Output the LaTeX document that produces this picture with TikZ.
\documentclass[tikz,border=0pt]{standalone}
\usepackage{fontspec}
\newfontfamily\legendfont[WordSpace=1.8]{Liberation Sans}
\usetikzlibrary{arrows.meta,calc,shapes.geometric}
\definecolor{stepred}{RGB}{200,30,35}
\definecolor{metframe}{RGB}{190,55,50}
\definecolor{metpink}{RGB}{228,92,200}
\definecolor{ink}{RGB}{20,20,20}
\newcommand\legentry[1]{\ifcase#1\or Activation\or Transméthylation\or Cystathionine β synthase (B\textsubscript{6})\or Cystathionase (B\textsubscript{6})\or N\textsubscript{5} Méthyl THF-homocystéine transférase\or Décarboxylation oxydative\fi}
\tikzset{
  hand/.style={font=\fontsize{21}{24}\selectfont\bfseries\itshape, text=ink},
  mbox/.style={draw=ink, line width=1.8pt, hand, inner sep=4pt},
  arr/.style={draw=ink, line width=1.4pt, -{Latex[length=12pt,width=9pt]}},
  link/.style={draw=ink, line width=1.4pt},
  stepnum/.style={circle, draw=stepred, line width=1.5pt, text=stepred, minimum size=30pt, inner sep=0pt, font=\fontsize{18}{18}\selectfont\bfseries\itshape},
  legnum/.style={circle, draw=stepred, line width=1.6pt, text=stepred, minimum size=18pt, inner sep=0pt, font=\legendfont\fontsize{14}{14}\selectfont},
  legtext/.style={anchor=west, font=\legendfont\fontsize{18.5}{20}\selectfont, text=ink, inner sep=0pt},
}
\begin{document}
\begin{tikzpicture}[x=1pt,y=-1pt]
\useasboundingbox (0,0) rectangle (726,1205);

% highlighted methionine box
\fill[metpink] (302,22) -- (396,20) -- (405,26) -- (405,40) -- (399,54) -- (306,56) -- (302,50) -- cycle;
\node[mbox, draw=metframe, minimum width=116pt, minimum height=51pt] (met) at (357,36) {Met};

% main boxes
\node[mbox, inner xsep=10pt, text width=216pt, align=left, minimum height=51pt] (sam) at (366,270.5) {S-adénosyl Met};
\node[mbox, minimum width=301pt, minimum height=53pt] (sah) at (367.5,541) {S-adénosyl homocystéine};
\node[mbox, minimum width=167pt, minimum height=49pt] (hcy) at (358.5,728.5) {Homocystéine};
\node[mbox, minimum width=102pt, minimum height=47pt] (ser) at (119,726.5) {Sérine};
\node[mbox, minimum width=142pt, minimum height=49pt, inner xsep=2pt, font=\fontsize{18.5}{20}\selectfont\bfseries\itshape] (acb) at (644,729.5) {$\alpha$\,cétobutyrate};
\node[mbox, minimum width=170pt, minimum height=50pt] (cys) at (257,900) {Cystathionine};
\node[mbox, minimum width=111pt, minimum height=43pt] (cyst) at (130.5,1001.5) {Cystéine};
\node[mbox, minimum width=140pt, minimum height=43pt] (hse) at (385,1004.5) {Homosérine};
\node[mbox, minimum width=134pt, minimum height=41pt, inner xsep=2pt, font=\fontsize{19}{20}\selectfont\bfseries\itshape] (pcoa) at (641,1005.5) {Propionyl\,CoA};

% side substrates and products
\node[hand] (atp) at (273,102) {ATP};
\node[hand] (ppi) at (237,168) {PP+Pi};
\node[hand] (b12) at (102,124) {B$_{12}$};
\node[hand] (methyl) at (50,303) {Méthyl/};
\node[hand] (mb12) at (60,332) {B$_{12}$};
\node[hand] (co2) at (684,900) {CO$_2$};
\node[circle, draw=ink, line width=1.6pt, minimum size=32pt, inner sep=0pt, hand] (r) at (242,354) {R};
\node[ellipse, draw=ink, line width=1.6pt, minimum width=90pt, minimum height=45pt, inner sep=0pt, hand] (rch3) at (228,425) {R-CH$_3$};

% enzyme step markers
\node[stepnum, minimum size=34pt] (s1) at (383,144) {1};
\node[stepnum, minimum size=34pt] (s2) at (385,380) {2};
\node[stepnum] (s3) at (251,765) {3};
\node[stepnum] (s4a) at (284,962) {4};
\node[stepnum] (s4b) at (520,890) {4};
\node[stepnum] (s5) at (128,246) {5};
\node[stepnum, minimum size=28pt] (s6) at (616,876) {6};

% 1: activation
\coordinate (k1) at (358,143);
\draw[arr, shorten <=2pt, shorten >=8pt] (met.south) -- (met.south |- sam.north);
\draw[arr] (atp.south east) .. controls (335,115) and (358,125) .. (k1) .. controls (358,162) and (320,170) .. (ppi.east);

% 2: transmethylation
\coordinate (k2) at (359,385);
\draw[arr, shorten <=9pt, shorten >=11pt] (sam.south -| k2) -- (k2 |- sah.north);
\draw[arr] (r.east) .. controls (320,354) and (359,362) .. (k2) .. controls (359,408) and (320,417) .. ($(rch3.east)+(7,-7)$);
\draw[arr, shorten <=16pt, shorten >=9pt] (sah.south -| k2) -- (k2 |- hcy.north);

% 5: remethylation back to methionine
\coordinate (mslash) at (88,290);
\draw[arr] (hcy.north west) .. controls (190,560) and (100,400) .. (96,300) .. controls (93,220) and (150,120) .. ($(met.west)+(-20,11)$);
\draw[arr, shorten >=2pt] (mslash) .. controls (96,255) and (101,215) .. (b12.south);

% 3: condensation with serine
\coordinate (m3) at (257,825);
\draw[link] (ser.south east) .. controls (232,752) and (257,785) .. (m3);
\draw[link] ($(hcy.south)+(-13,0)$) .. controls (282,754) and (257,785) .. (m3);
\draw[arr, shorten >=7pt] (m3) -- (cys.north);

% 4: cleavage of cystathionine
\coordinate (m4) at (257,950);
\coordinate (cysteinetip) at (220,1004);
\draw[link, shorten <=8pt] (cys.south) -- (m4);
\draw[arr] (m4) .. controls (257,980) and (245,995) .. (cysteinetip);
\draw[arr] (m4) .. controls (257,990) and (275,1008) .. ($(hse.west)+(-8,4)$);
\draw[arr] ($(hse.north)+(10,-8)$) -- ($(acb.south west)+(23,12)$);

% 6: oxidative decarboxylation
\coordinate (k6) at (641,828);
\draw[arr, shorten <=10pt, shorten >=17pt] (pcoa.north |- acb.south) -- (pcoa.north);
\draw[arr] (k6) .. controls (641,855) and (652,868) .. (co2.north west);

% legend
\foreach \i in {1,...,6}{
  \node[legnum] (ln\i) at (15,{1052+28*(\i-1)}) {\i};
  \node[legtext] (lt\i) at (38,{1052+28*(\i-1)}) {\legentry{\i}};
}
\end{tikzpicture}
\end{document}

----------------

### Your objective
Check each line above for the word "with" and give the number of lines that have it, nothing else.

### Task output
2